I awoke later and realized Teresa wasn’t next to me. It was still dark outside. I staggered into the kitchen. My body hurt, but I knew the worst stiffness and pain would come a day later.
Teresa sat at the kitchen table, with her head in her hands. I noticed the level of whisky left in the bottle. I pulled her head against my belly and stroked her hair. I’m sorry she kept repeating, I’m so sorry. She lurched to her feet and fell heavily against me. I felt the frustration building in her body like a storm. I heard it in the small strangulated sounds from her throat. She pounded me with her fists. I couldn’t stop them. They cuffed me so fast. I just couldn’t do anything, she cried.
That’s exactly how I felt. We were in this life together. We might not have the words, but we knew exactly what we were chocking on. There were so many things I wanted to tell her in that moment. Feelings worked themselves up my throat and stuck there, clenched like a fist.

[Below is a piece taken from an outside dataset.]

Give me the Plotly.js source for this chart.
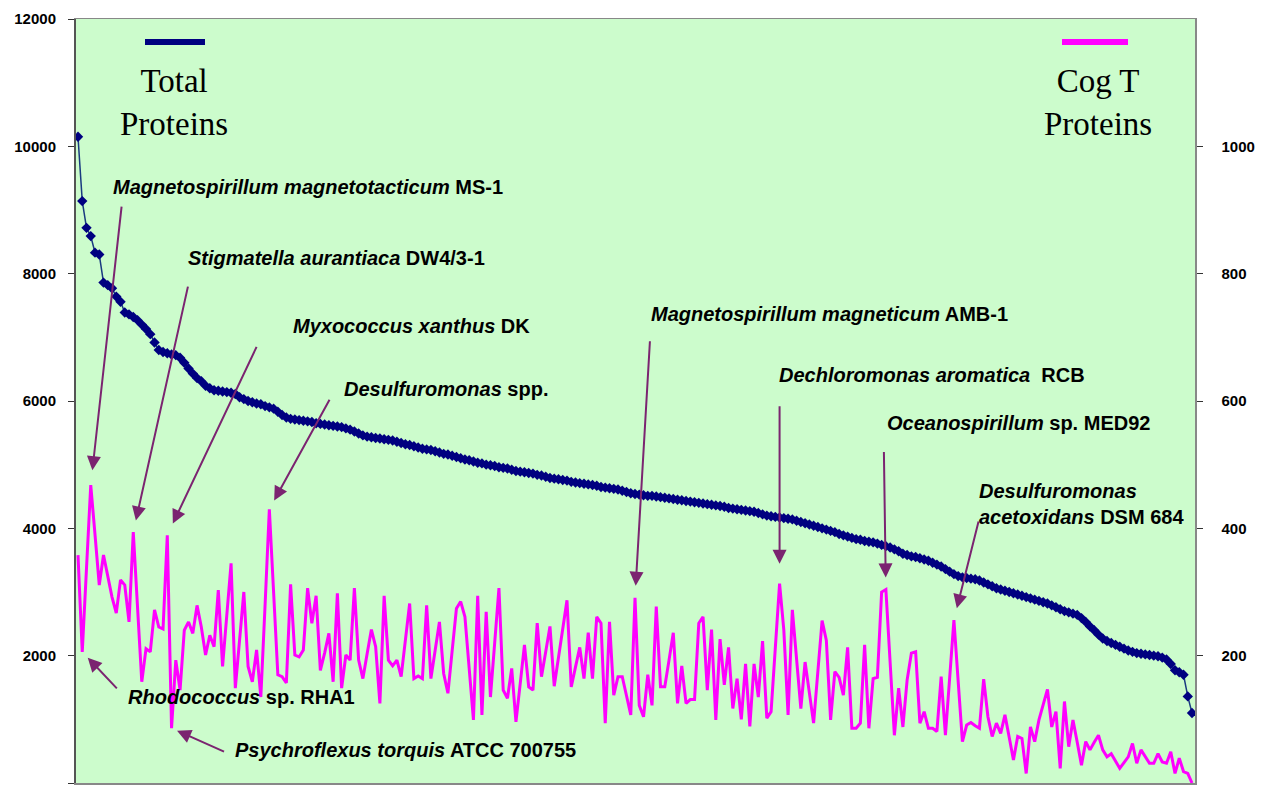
<!DOCTYPE html>
<html>
<head>
<meta charset="utf-8">
<script src="https://cdn.plot.ly/plotly-3.0.1.min.js"></script>
<style>html,body{margin:0;padding:0;background:#fff;}#chart{width:1262px;height:787px;}</style>
</head>
<body>
<div id="chart"></div>
<script>
// Total proteins per genome (left axis), ranked
const totalProteins = [10150,9140,8720,8590,8330,8300,7860,7820,7770,7640,7560,7390,7360,7320,7270,7200,7130,7050,6920,6800,
6770,6750,6730,6720,6680,6600,6510,6430,6360,6310,6240,6200,6170,6160,6150,6140,6130,6110,6060,6030,
6000,5980,5960,5950,5920,5900,5880,5830,5780,5740,5720,5710,5700,5690,5680,5670,5650,5640,5630,5620,
5610,5600,5590,5570,5550,5520,5490,5460,5440,5430,5420,5410,5400,5390,5380,5360,5340,5320,5310,5290,
5270,5250,5240,5230,5210,5190,5170,5160,5140,5120,5100,5080,5070,5050,5030,5020,5000,4990,4980,4960,
4950,4940,4920,4900,4890,4880,4870,4860,4840,4830,4810,4790,4780,4770,4760,4750,4730,4720,4710,4700,
4690,4680,4670,4650,4640,4630,4620,4610,4590,4570,4550,4540,4530,4520,4510,4510,4500,4490,4480,4470,
4460,4450,4440,4430,4420,4410,4400,4390,4380,4370,4360,4350,4340,4320,4310,4300,4290,4280,4270,4260,
4240,4220,4200,4190,4180,4170,4160,4150,4140,4120,4100,4080,4060,4040,4020,4000,3980,3960,3940,3910,
3890,3870,3850,3830,3820,3800,3790,3780,3760,3740,3720,3700,3670,3640,3600,3580,3560,3550,3530,3510,
3490,3460,3430,3400,3360,3320,3280,3250,3230,3220,3210,3200,3180,3150,3120,3090,3060,3040,3020,3000,
2980,2960,2940,2920,2900,2880,2860,2840,2820,2790,2760,2730,2700,2680,2660,2640,2590,2530,2460,2400,
2330,2270,2230,2200,2170,2140,2110,2080,2060,2040,2030,2020,2010,2000,1990,1970,1940,1870,1770,1740,
1700,1360,1100];

// COG T proteins per genome (right axis), same ranking
const cogTProteins = [358,206,337,468,390,311,358,325,292,267,319,311,253,394,277,159,211,206,272,245,242,389,86,193,146,240,253,235,279,245,201,232,214,303,183,264,345,149,225,300,183,159,209,135,
280,430,300,170,167,157,312,201,198,209,306,251,294,177,204,235,159,298,149,201,193,306,193,164,203,241,214,125,294,193,184,193,167,225,282,164,168,164,279,164,210,253,172,
141,208,274,285,261,180,99,294,107,269,135,220,306,146,133,180,96,156,217,151,146,251,167,206,246,152,197,242,287,151,182,213,164,236,164,261,251,94,253,138,167,167,137,107,291,
122,104,170,122,277,151,151,193,236,125,184,125,131,131,251,261,146,241,99,226,154,213,117,164,100,187,89,187,135,223,102,112,212,313,240,107,272,195,117,190,142,94,175,255,224,99,175,166,138,213,86,86,94,217,86,164,166,300,304,190,75,149,88,162,204,206,94,112,86,86,81,167,75,165,256,160,65,91,95,90,86,163,104,73,94,78,107,72,36,73,70,15,88,65,99,123,147,88,112,23,128,57,99,64,28,65,52,64,75,52,41,46,35,23,32,41,62,31,52,41,31,31,46,33,31,49,15,39,18,15,0];

// Labelled genomes: [rank, label html]
const labelRanks = [4, 14, 22, 46, 132, 166, 191, 207, 2, 23];
const labelTexts = [
  '<i>Magnetospirillum magnetotacticum</i> MS-1',
  '<i>Stigmatella aurantiaca</i> DW4/3-1',
  '<i>Myxococcus xanthus</i> DK',
  '<i>Desulfuromonas</i> spp.',
  '<i>Magnetospirillum magneticum</i> AMB-1',
  '<i>Dechloromonas aromatica</i>  RCB',
  '<i>Oceanospirillum</i> sp. MED92',
  '<i>Desulfuromonas</i><br><i>acetoxidans</i> DSM 684',
  '<i>Rhodococcus</i> sp. RHA1',
  '<i>Psychroflexus torquis</i> ATCC 700755'
];
const leftTicks = [0,2000,4000,6000,8000,10000,12000];
const rightTicks = [200,400,600,800,1000];

const n = Math.min(totalProteins.length, cogTProteins.length);
const rank = [];
for (let i = 1; i <= n; i++) rank.push(i);

// layout geometry (pixels)
const L = 76, R = 1195, T = 19, B = 783;
const W = 1262, H = 787;
const px = x => (x - L) / (R - L);
const py = y => (B - y) / (B - T);

const labelFont = {family: 'Liberation Sans, Arial, sans-serif', size: 20, color: '#000', weight: 700};
// text placements: [left px, center py]
const textPos = [[111,187],[186,258],[291,326],[342,389],[649,314],[777,375],[885,423],[977,504],[126,697],[233,750]];
// arrow tails relative to the marked point (pixels) and standoff
const arrowCfg = [[31,-280,15],[55,-247,12],[90,-190,13],[61,-111,10],[15,-258,12],[0,-179,20],[-2,-139,12],[25,-100,12],[36,38,8],[54,24,6]];

const annotations = [];
labelTexts.forEach((t, k) => {
  annotations.push({
    xref: 'paper', yref: 'paper', x: px(textPos[k][0]), y: py(textPos[k][1]),
    xanchor: 'left', yanchor: 'middle', align: 'left', showarrow: false,
    text: t, font: labelFont
  });
  const r = labelRanks[k];
  annotations.push({
    xref: 'x', yref: 'y2', x: rank[r - 1], y: cogTProteins[r - 1],
    text: '', showarrow: true, ax: arrowCfg[k][0], ay: arrowCfg[k][1],
    standoff: arrowCfg[k][2], arrowcolor: '#7b2470', arrowwidth: 2,
    arrowhead: 2, arrowsize: 1.4
  });
});
annotations.push({xref:'paper', yref:'paper', x: px(174), y: py(103), xanchor:'center', yanchor:'middle',
  showarrow:false, text:'Total<br>Proteins', font:{family:'Liberation Serif, Times New Roman, serif', size:33, color:'#000'}});
annotations.push({xref:'paper', yref:'paper', x: px(1098), y: py(103), xanchor:'center', yanchor:'middle',
  showarrow:false, text:'Cog T<br>Proteins', font:{family:'Liberation Serif, Times New Roman, serif', size:33, color:'#000'}});

const shapes = [
  {type:'line', xref:'paper', yref:'paper', x0:px(145), x1:px(205), y0:py(42), y1:py(42), line:{color:'#000080', width:6}},
  {type:'line', xref:'paper', yref:'paper', x0:px(1062), x1:px(1128), y0:py(42), y1:py(42), line:{color:'#ff00ff', width:6}}
];

const tickFont = {family: 'Liberation Sans, Arial, sans-serif', size: 15, color: '#000', weight: 700};

const traces = [
  {x: rank, y: cogTProteins, yaxis: 'y2', type: 'scatter', mode: 'lines', name: 'Cog T Proteins',
   line: {color: '#ff00ff', width: 3}},
  {x: rank, y: totalProteins, yaxis: 'y', type: 'scatter', mode: 'lines+markers', name: 'Total Proteins',
   line: {color: '#1a3a80', width: 1.5}, marker: {symbol: 'diamond', size: 8, color: '#000080'}}
];

const layout = {
  width: W, height: H,
  margin: {l: L, r: W - R, t: T, b: H - B, pad: 0},
  paper_bgcolor: '#ffffff', plot_bgcolor: '#ccfccc',
  showlegend: false,
  xaxis: {range: [0.53, 263.7], showticklabels: false, ticks: '', showgrid: false, zeroline: false,
          showline: true, mirror: true, linecolor: '#888888', linewidth: 1.5},
  yaxis: {range: [0, 12000], tickvals: leftTicks, ticktext: leftTicks.map(String), ticks: 'outside', ticklen: 6,
          tickcolor: '#333', showgrid: false, zeroline: false, showline: true, linecolor: '#555555', linewidth: 2,
          tickfont: tickFont, ticklabelstandoff: 9},
  yaxis2: {range: [0, 1200], overlaying: 'y', side: 'right', tickvals: rightTicks, ticktext: rightTicks.map(String),
           ticks: 'outside', ticklen: 6, tickcolor: '#333', showgrid: false, zeroline: false, showline: true,
           linecolor: '#888888', linewidth: 1.5, tickfont: tickFont, ticklabelstandoff: 16},
  annotations: annotations,
  shapes: shapes
};

Plotly.newPlot('chart', traces, layout, {displayModeBar: false, staticPlot: true});
</script>
</body>
</html>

I kissed Teresa’s sweaty forehead. Its okay I whispered. It will be alright. We both smiled with the irony of my words. I took her hand and led her back to our room. The sheets were cool. The night was filled with stars. Teresa looked up at me, her face soft with caring.
For a moment I almost told Teresa I was afraid I couldn’t go on much longer-even with her love. Emotions moved from my throat to my mouth; the words banged against the back of my teeth. And they ebbed. Teresa asked me a question with her eyes. I had no answers. I could find nothing to say. Since I had no words to bring the woman I loved so much, I gave her all my tenderness.